The other reason I am thinking about it was for work. A customer wants to use MS InfoPath with a schema I have been working on. But, predictably, InfoPath has a range of things it doesn't support. Many of them (replacing "unbounded" for the cardinality of choice groups with some reasonable number) are trivial, but it is the same issue.

A little over a year ago, Paul Klee had a great summary article on XML.COM XML Schemas Profile.
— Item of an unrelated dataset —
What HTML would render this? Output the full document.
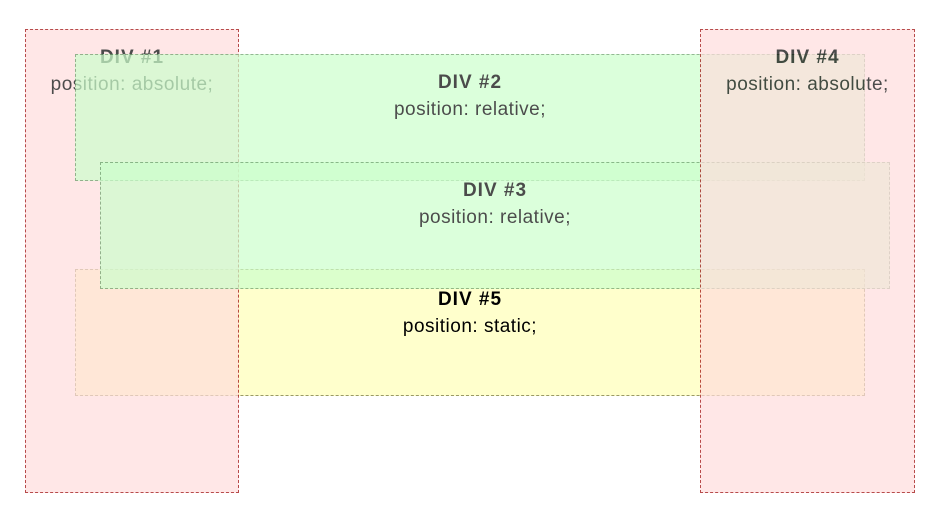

It mentions the 2005 W3C organized W3C Workshop on XML Schema 1.0 User Experiences, and the do-nothing Chair's report ("No-one wants anything, and if they do they don't agree, and if they agree it cannot be done, and if it could be done other people don't want it, and if other people do want it they actually want something else, and if they don't want something else it would be confusing.") It looks like very strong leadership for inertia, and it cheeses me off that their laziness affects me and my clients at the end of 2007.

One positive thing that has come out has been the W3C Basic XML Schemas Databinding Patterns which lists various XPaths that databinding tools can have. (It mentions how to use these in Schematron, which is good too!) But it doesn't come up to the level of a profile. (And, to be fair, the W3C Schema WG has also upgraded XSD to reduce some gotchas that have been reported, such as allowing unbounded on all groups.)

Why not? Because, as far as I can make out, the idea that we will all be better off if we pretend that XML Schemas is a unified and whole specification, one size that can fit all, then somehow it will magically happen. But fantasy is a really poor substitute for reality. Time and time again I have seen clients happy about XML Schemas and its promises, only to have their hopes dashes as they realize that as soon as they need to start deploying they have to use subsets and there is no support from "standards" to help interoperability.

The third thing? DIS29500 gave XML Schemas that worked in MSXML, but failed in Xerces. This was raised as an issue (by Japan among others) and the schema is being reworked to support Xerces. (The issue is to do with circular imports IIRC: I think the new schemas will be in a single file per namespace and that will help the RELAX NG conversion too.) Again, this is an issue we are dealing with in late 2007.

And that is what you get when you have a large standard that is not sufficiently modular and focussed to support its main applications: guaranteed non-interoperability. This lack of modularity has been an issue that has been relentless pointed out to the W3C XML Schema Working Group and just as relentless ignored: and the result is that it is surprising if we find a schema that works out-of-the-box with the particular tools desired for a job.

Why is that we are going into 2008 and we still have exactly the same kinds of problems that were clearly expressed as real problems in the 2005 experience workshop, and which were predicted vociferously before then?

5 Comments

Mark
2007-12-31 05:10:21
>> It is the speaker, actually, who is wrong: what you need is a camel when you are in the desrt, a horse on the planes [sic], a yak in the mountains, perhaps a porpoise in the sea, and an elephant in the jungle.


Do horses have to stow their saddles under the seats? ;-)


btw: Keep up the great work. Your work is invaluable.





Rick Jelliffe
2008-01-01 07:47:05
Mark: I am thinking, of course, of the new Airbus 380s which are so large you need a horse to get to the swimming pool.
Paul Kiel
2008-01-03 05:53:03
Here is a link to the Profiling Xml Schema article you mention. (And my name is Paul Kiel not Paul Klee. I'm not as artistic has he ;-)
Article linked here
Rick Jelliffe
2008-01-06 00:14:58
Paul: Sorry about the typo. Must be some kind of optical illusion (a euphemism for my visual stupidity!) I have been trying to figure out why on earth anyone would build a Klee sequencer which is why Klee is in my mind, I guess.
Jesper Lund Stocholm
2008-01-09 23:59:14
Hi Rick,



The third thing? DIS29500 gave XML Schemas that worked in MSXML, but failed in Xerces. This was raised as an issue (by Japan among others) and the schema is being reworked to support Xerces.


Are you refering to Japan's comments 70, 71, 74 and 78?


PS: I am the only one having problems with commenting on your blog using Firefox?